Data generated in /app/vrp_validation/data/synthetic


## Step 2: Train and Validate ML Models

In [3]:
historical_data_path = os.path.join(data_dir, 'historical_deliveries.csv')
historical_data = pd.read_csv(historical_data_path)

predictor = VRPPredictor(config)
ml_metrics = predictor.train_and_validate(historical_data)


Training travel time prediction model...


Training customer availability prediction model...


Models trained successfully.

Validating models...
Validation complete.

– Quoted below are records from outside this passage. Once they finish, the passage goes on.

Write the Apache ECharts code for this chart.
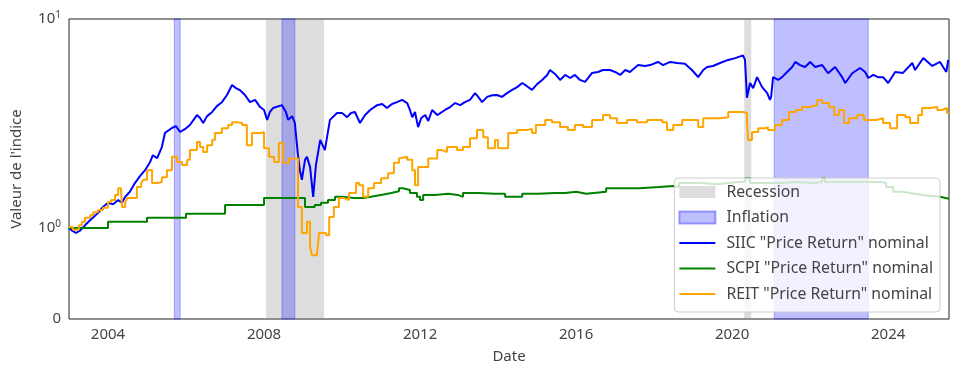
<!DOCTYPE html>
<html>
<head>
<meta charset="utf-8">
<script src="https://cdn.jsdelivr.net/npm/echarts@6/dist/echarts.min.js"></script>
<style>
  html, body { margin: 0; padding: 0; background: #fff; }
  #main { width: 958px; height: 378px; }
</style>
</head>
<body>
<div id="main"></div>
<script>
// valeurs (année décimale, indice base 1)
const siicYears = [2003.00,2003.08,2003.18,2003.28,2003.41,2003.54,2003.74,2003.87,2004.00,2004.13,
  2004.26,2004.36,2004.44,2004.56,2004.69,2004.82,2004.95,2005.08,2005.15,2005.26,
  2005.38,2005.46,2005.64,2005.74,2005.85,2005.97,2006.10,2006.28,2006.36,2006.44,
  2006.54,2006.67,2006.79,2006.92,2007.05,2007.18,2007.28,2007.38,2007.51,2007.64,
  2007.77,2007.90,2008.00,2008.08,2008.15,2008.23,2008.46,2008.56,2008.62,2008.72,
  2008.79,2008.87,2008.92,2008.97,2009.05,2009.10,2009.18,2009.26,2009.33,2009.44,
  2009.56,2009.69,2009.87,2010.00,2010.13,2010.23,2010.33,2010.46,2010.59,2010.72,
  2010.90,2011.03,2011.15,2011.28,2011.41,2011.54,2011.67,2011.74,2011.80,2011.87,
  2011.95,2012.03,2012.13,2012.21,2012.31,2012.44,2012.64,2012.77,2012.90,2013.03,
  2013.15,2013.28,2013.41,2013.49,2013.59,2013.72,2013.85,2013.97,2014.10,2014.23,
  2014.36,2014.49,2014.62,2014.74,2014.87,2015.00,2015.13,2015.26,2015.33,2015.46,
  2015.59,2015.72,2015.85,2015.97,2016.10,2016.23,2016.41,2016.56,2016.69,2016.87,
  2017.00,2017.13,2017.26,2017.38,2017.59,2017.77,2017.90,2018.10,2018.23,2018.41,
  2018.59,2018.79,2018.97,2019.13,2019.26,2019.36,2019.51,2019.69,2019.90,2020.08,
  2020.28,2020.33,2020.38,2020.46,2020.54,2020.64,2020.77,2020.90,2020.97,2021.00,
  2021.05,2021.18,2021.28,2021.41,2021.54,2021.62,2021.74,2021.87,2022.00,2022.13,
  2022.31,2022.46,2022.64,2022.82,2022.90,2023.08,2023.28,2023.41,2023.49,2023.62,
  2023.74,2023.87,2024.00,2024.18,2024.38,2024.62,2024.69,2024.90,2025.13,2025.33,
  2025.49,2025.54]
const siicValues = [1.00,0.97,0.945,0.97,1.03,1.09,1.18,1.26,1.32,1.30,
  1.36,1.32,1.41,1.49,1.64,1.77,1.89,2.07,2.23,2.16,
  2.44,2.85,3.01,3.07,2.88,2.97,3.11,3.47,3.36,3.18,
  3.43,3.59,3.83,4.00,4.33,4.83,4.67,4.57,4.33,4.00,
  4.10,3.79,3.67,3.29,3.59,3.75,3.87,3.59,3.29,3.43,
  3.18,2.23,1.89,1.70,2.12,2.19,1.96,1.41,2.00,2.64,
  2.36,3.29,3.55,3.55,3.39,3.55,3.59,3.18,3.47,3.67,
  3.87,3.92,3.75,3.92,4.00,4.10,3.96,3.67,3.39,3.59,
  3.04,3.36,3.47,3.25,3.67,3.47,3.67,3.79,3.96,3.87,
  4.00,4.10,4.42,4.24,4.00,4.24,4.32,4.33,4.24,4.42,
  4.58,4.72,4.94,4.77,4.58,4.88,5.11,5.40,5.70,5.46,
  5.11,5.40,5.22,5.40,5.11,5.00,5.52,5.58,5.70,5.70,
  5.58,5.40,5.70,5.58,6.02,5.96,6.02,6.23,6.02,6.23,
  6.16,6.10,5.70,5.27,5.70,5.89,5.96,6.16,6.37,6.50,
  6.70,6.37,4.20,4.94,4.67,5.27,4.72,4.42,4.10,4.24,
  5.27,5.11,5.27,5.58,5.89,6.23,6.02,5.89,6.23,5.89,
  6.02,5.50,5.89,5.27,4.94,5.50,5.83,5.58,5.22,5.40,
  5.27,5.27,4.94,5.58,5.52,6.16,5.70,6.50,5.96,6.23,
  5.58,6.37]

const scpiYears = [2003.00,2004.00,2005.00,2006.00,2007.00,2008.00,2009.05,2009.30,2009.46,2009.64,
  2009.82,2010.00,2010.05,2010.30,2010.54,2010.74,2011.00,2011.26,2011.46,2011.56,
  2011.74,2011.92,2012.00,2012.08,2012.38,2012.72,2012.97,2013.10,2013.49,2013.92,
  2014.18,2014.62,2015.03,2015.46,2015.72,2016.00,2016.26,2016.77,2017.28,2017.62,
  2018.13,2018.49,2018.64,2019.18,2019.62,2019.90,2020.33,2020.46,2020.85,2021.26,
  2021.67,2022.10,2022.31,2022.38,2023.00,2023.82,2023.95,2024.13,2024.38,2024.56,
  2024.87,2025.33,2025.56]
const scpiValues = [1.00,1.07,1.12,1.17,1.29,1.39,1.26,1.29,1.32,1.36,
  1.41,1.44,1.39,1.39,1.41,1.44,1.47,1.50,1.55,1.52,
  1.47,1.41,1.36,1.44,1.46,1.44,1.41,1.47,1.46,1.46,
  1.41,1.46,1.47,1.47,1.49,1.46,1.49,1.55,1.55,1.57,
  1.59,1.57,1.64,1.62,1.64,1.67,1.73,1.64,1.64,1.66,
  1.64,1.66,1.73,1.66,1.66,1.64,1.57,1.49,1.47,1.44,
  1.41,1.38,1.38]

const reitYears = [2003.00,2003.10,2003.25,2003.33,2003.41,2003.54,2003.62,2003.74,2003.87,2004.00,
  2004.08,2004.18,2004.26,2004.33,2004.36,2004.44,2004.49,2004.74,2004.85,2004.90,
  2005.00,2005.13,2005.26,2005.38,2005.51,2005.64,2005.77,2005.90,2006.03,2006.10,
  2006.28,2006.36,2006.44,2006.54,2006.67,2006.74,2006.92,2007.08,2007.18,2007.31,
  2007.44,2007.56,2007.69,2007.92,2008.00,2008.13,2008.26,2008.38,2008.49,2008.64,
  2008.87,2008.97,2009.10,2009.18,2009.23,2009.36,2009.41,2009.59,2009.67,2009.79,
  2009.92,2010.05,2010.18,2010.36,2010.44,2010.54,2010.67,2010.82,2011.00,2011.18,
  2011.33,2011.46,2011.51,2011.67,2011.80,2011.87,2011.95,2012.21,2012.44,2012.56,
  2012.69,2012.95,2013.10,2013.28,2013.46,2013.62,2013.74,2013.92,2014.00,2014.26,
  2014.49,2014.74,2014.87,2014.97,2015.21,2015.38,2015.59,2015.79,2015.97,2016.18,
  2016.41,2016.69,2016.87,2017.05,2017.31,2017.56,2017.82,2018.21,2018.33,2018.49,
  2018.72,2019.13,2019.26,2019.69,2019.90,2020.28,2020.38,2020.41,2020.51,2020.67,
  2020.85,2020.92,2021.10,2021.28,2021.46,2021.64,2021.79,2021.97,2022.18,2022.31,
  2022.49,2022.62,2022.74,2022.87,2023.00,2023.21,2023.38,2023.69,2023.87,2024.05,
  2024.23,2024.44,2024.56,2024.77,2024.87,2025.08,2025.26,2025.38,2025.51,2025.56]
const reitValues = [1.01,0.98,1.03,1.07,1.12,1.15,1.19,1.22,1.25,1.33,
  1.36,1.44,1.55,1.52,1.26,1.32,1.39,1.57,1.64,1.70,
  1.89,1.64,1.66,1.75,1.89,2.19,2.07,2.00,2.12,2.36,
  2.58,2.44,2.31,2.49,2.64,2.85,3.00,3.11,3.21,3.18,
  3.11,2.49,2.85,2.88,2.41,2.19,2.07,2.55,2.05,2.15,
  1.26,0.945,1.07,0.79,0.70,0.725,0.945,0.92,1.13,1.26,
  1.39,1.36,1.47,1.64,1.60,1.41,1.55,1.64,1.73,1.83,
  2.05,2.15,2.19,2.12,1.89,1.60,1.96,2.15,2.36,2.31,
  2.44,2.36,2.44,2.69,2.94,2.72,2.41,2.64,2.41,2.85,
  2.94,2.98,2.85,3.11,3.29,3.21,3.04,2.94,3.11,3.04,
  3.29,3.47,3.35,3.18,3.29,3.21,3.29,3.21,2.94,3.11,
  3.29,3.04,3.35,3.39,3.59,3.55,3.29,2.64,2.88,3.00,
  3.04,2.94,3.11,3.29,3.59,3.67,3.79,3.87,4.10,3.96,
  3.79,3.47,3.67,3.18,3.35,3.47,3.29,3.35,3.18,3.00,
  3.47,3.39,3.18,3.47,3.75,3.79,3.67,3.75,3.55,3.55]

const recessions = [[2008.05, 2009.54], [2020.31, 2020.49]]
const inflations = [[2005.70, 2005.85], [2008.46, 2008.79], [2021.08, 2023.49]]
const xTicks = [2004, 2008, 2012, 2016, 2020, 2024]

// échelle "symlog" (linéaire entre 0 et 1, log au-dessus)
const LIN = 91 / 209
function symlog(v) { return v <= 1 ? v * LIN : LIN + Math.log10(v) }
function pairs(xs, vs) { return xs.map((x, i) => [x, symlog(vs[i])]) }

const textColor = '#444'
const font = 'Noto Sans'
const lineIcon = 'path://M0,0H34V2H0Z'

let myChart = echarts.init(document.getElementById('main'))

myChart.setOption({
  animation: false,
  textStyle: { fontFamily: font },
  grid: {
    left: 69, right: 9, top: 19, bottom: 59,
    show: true, borderColor: '#222', borderWidth: 1, backgroundColor: 'transparent'
  },
  legend: {
    orient: 'vertical',
    right: 18, bottom: 66,
    padding: [6, 7, 10, 4],
    itemGap: 9.5,
    itemWidth: 36, itemHeight: 12,
    backgroundColor: 'rgba(255,255,255,0.8)',
    borderColor: '#ccc', borderWidth: 1, borderRadius: 4,
    textStyle: { fontSize: 15.8, color: textColor, fontFamily: font, padding: [0, 0, 0, 6] },
    data: [
      { name: 'Recession', icon: 'rect' },
      { name: 'Inflation', icon: 'rect' },
      { name: 'SIIC "Price Return" nominal', icon: lineIcon },
      { name: 'SCPI "Price Return" nominal', icon: lineIcon },
      { name: 'REIT "Price Return" nominal', icon: lineIcon }
    ]
  },
  xAxis: {
    type: 'value',
    min: 2003, max: 2025.56,
    name: 'Date',
    nameLocation: 'middle',
    nameGap: 30,
    nameTextStyle: { fontSize: 15, color: textColor },
    axisLine: { show: false },
    axisTick: { show: false },
    splitLine: { show: false },
    axisLabel: {
      customValues: xTicks,
      fontSize: 15, color: textColor, margin: 8,
      formatter: v => String(v)
    }
  },
  yAxis: {
    type: 'value',
    min: 0, max: LIN + 1,
    name: "Valeur de l'indice",
    nameLocation: 'middle',
    nameGap: 45,
    nameTextStyle: { fontSize: 15, color: textColor },
    axisLine: { show: false },
    axisTick: { show: false },
    splitLine: { show: false },
    axisLabel: {
      customValues: [0, LIN, LIN + 1],
      fontSize: 15, color: textColor, margin: 8,
      formatter: v => {
        if (v < 0.01) return '0'
        const e = Math.round(v - LIN)
        return '{b|10}{s|' + e + '}'
      },
      rich: {
        b: { fontSize: 15, color: textColor },
        s: { fontSize: 10, color: textColor, padding: [0, 0, 8, 0] }
      }
    }
  },
  series: [
    {
      name: 'Recession', type: 'line', data: [],
      itemStyle: { color: 'rgba(128,128,128,0.27)' },
      markArea: {
        silent: true,
        itemStyle: { color: 'rgba(128,128,128,0.27)' },
        data: recessions.map(r => [{ xAxis: r[0] }, { xAxis: r[1] }])
      }
    },
    {
      name: 'Inflation', type: 'line', data: [],
      itemStyle: { color: 'rgba(0,0,255,0.25)', borderColor: 'rgba(0,0,255,0.35)', borderWidth: 1 },
      markArea: {
        silent: true,
        itemStyle: { color: 'rgba(0,0,255,0.25)', borderColor: 'rgba(0,0,255,0.3)', borderWidth: 1 },
        data: inflations.map(r => [{ xAxis: r[0] }, { xAxis: r[1] }])
      }
    },
    {
      name: 'SIIC "Price Return" nominal', type: 'line',
      data: pairs(siicYears, siicValues),
      symbol: 'none', color: '#0000ff',
      lineStyle: { width: 2, color: '#0000ff' }
    },
    {
      name: 'SCPI "Price Return" nominal', type: 'line', step: 'end',
      data: pairs(scpiYears, scpiValues),
      symbol: 'none', color: '#008000',
      lineStyle: { width: 2, color: '#008000' }
    },
    {
      name: 'REIT "Price Return" nominal', type: 'line', step: 'end',
      data: pairs(reitYears, reitValues),
      symbol: 'none', color: '#ffa500',
      lineStyle: { width: 2, color: '#ffa500' }
    }
  ]
})
</script>
</body>
</html>
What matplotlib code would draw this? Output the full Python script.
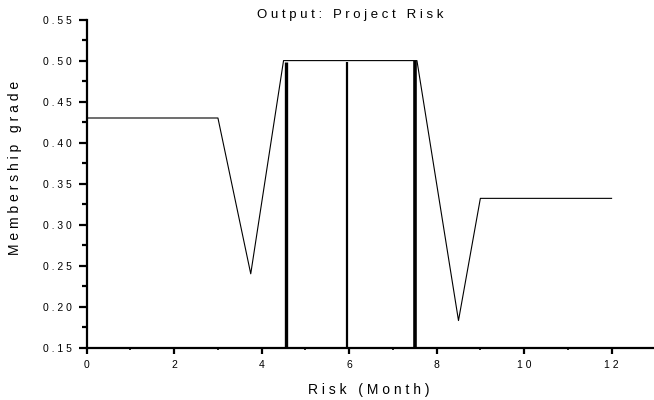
import numpy as np
import matplotlib.pyplot as plt
from matplotlib.ticker import MultipleLocator

# output membership function (piecewise linear)
risk_x = [0, 3.0, 3.75, 4.5, 7.55, 8.5, 9.0, 12.0]
grade_y = [0.43, 0.43, 0.24, 0.50, 0.50, 0.183, 0.332, 0.332]

# vertical marker lines: position, height, width
bar_x = [4.56, 5.96, 7.5]
bar_top = [0.498, 0.498, 0.50]
bar_lw = [2.4, 1.6, 2.6]

xticks = [0, 2, 4, 6, 8, 10, 12]
yticks = [0.15, 0.20, 0.25, 0.30, 0.35, 0.40, 0.45, 0.50, 0.55]


def spaced(s):
    # the original chart uses very loose letter spacing
    return ' '.join(s)


plt.rcParams['font.family'] = ['Liberation Sans', 'DejaVu Sans']

fig = plt.figure(figsize=(6.54, 4.0), dpi=100)
ax = fig.add_axes([0.1326, 0.131, 0.8674, 0.820])

ax.plot(risk_x, grade_y, color='black', lw=0.8)
for x, top, lw in zip(bar_x, bar_top, bar_lw):
    ax.vlines(x, 0.15, top, color='black', lw=lw)

ax.set_xlim(0, 12.97)
ax.set_ylim(0.15, 0.55)

ax.spines['top'].set_visible(False)
ax.spines['right'].set_visible(False)
ax.spines['left'].set_linewidth(1.6)
ax.spines['bottom'].set_linewidth(1.6)

ax.set_xticks(xticks)
ax.set_xticklabels([spaced(str(t)) for t in xticks])
ax.set_yticks(yticks)
ax.set_yticklabels([spaced('%.2f' % t) for t in yticks])
ax.xaxis.set_minor_locator(MultipleLocator(1))
ax.yaxis.set_minor_locator(MultipleLocator(0.025))

ax.tick_params(axis='y', which='major', direction='out', length=6, width=1.6,
               labelsize=7.5, pad=5)
ax.tick_params(axis='y', which='minor', direction='out', length=3.5, width=1.6)
ax.tick_params(axis='x', which='major', direction='out', length=4, width=1.6,
               labelsize=7.5, pad=5)
ax.tick_params(axis='x', which='minor', direction='out', length=1.5, width=1.2)

fig.text(350 / 654, 1 - 15 / 400, spaced('Output:') + '   ' + spaced('Project') + '   ' + spaced('Risk'),
         ha='center', va='center', fontsize=9.5)
fig.text(369 / 654, 1 - 390 / 400, spaced('Risk') + '   ' + spaced('(Month)'),
         ha='center', va='center', fontsize=10)
fig.text(15 / 654, 1 - 168 / 400, spaced('Membership') + '   ' + spaced('grade'),
         ha='center', va='center', fontsize=10, rotation=90)

fig.savefig('out.png', dpi=100)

Metrics:
- travel_time_mae: 3.6296
- travel_time_r2: 0.9235
- availability_auc: 0.5282
- availability_accuracy: 0.5205


## Step 3: Formulate and Solve the VRP

In [4]:
customers = pd.read_csv(os.path.join(data_dir, 'customers.csv'))
vehicles = pd.read_csv(os.path.join(data_dir, 'vehicles.csv'))

# Use a smaller subset of customers for the optimization run to ensure it's fast
customers_subset = customers.head(10)

optimizer = VRPOptimizer(config)
optimizer.formulate_milp(customers_subset, vehicles, predictor)
opt_metrics = optimizer.solve()

Formulating MILP model...


MILP model formulated.

Solving with PULP_CBC_CMD...
Welcome to the CBC MILP Solver 
Version: 2.10.3 
Build Date: Dec 15 2019 

command line - /home/jules/.pyenv/versions/3.12.11/lib/python3.12/site-packages/pulp/apis/../solverdir/cbc/linux/i64/cbc /tmp/dca4faa254d443f48b131531b110066e-pulp.mps -sec 600 -timeMode elapsed -branch -printingOptions all -solution /tmp/dca4faa254d443f48b131531b110066e-pulp.sol (default strategy 1)
At line 2 NAME          MODEL
At line 3 ROWS
At line 407 COLUMNS
At line 3851 RHS
At line 4254 BOUNDS
At line 4615 ENDATA
Problem MODEL has 402 rows, 374 columns and 2333 elements
Coin0008I MODEL read with 0 errors
seconds was changed from 1e+100 to 600
Option for timeMode changed from cpu to elapsed
Continuous objective value is 682.38 - 0.00 seconds
Cgl0000I Cut generators found to be infeasible! (or unbounded)
Pre-processing says infeasible or unbounded
Option for printingOptions changed from normal to all
Total time (CPU seconds):       0.01   (Wallclock secon

## Step 4: Generate Analysis Dashboard

In [5]:
dashboard = ValidationDashboard(
    config=config,
    ml_metrics=ml_metrics,
    opt_metrics=opt_metrics,
    ml_predictor=predictor,
    customers=customers_subset,
    solution_routes=None # In a real scenario, we would extract and pass this
)

report_path = dashboard.generate_full_report()


Full report generated at: /app/vrp_validation/data/results/validation_report.md


## Step 5: Display Final Report

In [6]:
with open(report_path, 'r') as f:
    report_content = f.read()

display(Markdown(report_content))

# VRP Validation Report

## 1. Executive Summary
WARNING: The pipeline ran successfully, but the optimization problem was INFEASIBLE. This suggests conflicting constraints (e.g., time windows, capacity).
- High R^2 score for travel time prediction (>0.9) suggests the synthetic data might be too predictable.
- Low AUC score for availability prediction (0.528) indicates the model is not learning effectively. This is a RED FLAG.

## 2. ML Performance Analysis
- travel_time_mae: 3.6296
- travel_time_r2: 0.9235
- availability_auc: 0.5282
- availability_accuracy: 0.5205
![ML Performance](ml_performance.png)
![Feature Importance](feature_importance.png)

## 3. Optimization Performance Analysis
- solver_status: Infeasible
- total_cost: 682.379842837847

## 4. Recommendations
- **Proceed with Caution**. The pipeline is technically functional, but the results show significant weaknesses.
- **Revisit Data Generation**: The availability model's failure and the travel model's high performance suggest the synthetic data needs more complexity and noise.
- **Feature Engineering**: More complex features are needed for the availability model.
- **Constraint Analysis**: The 'Infeasible' result requires analyzing which constraints are too tight.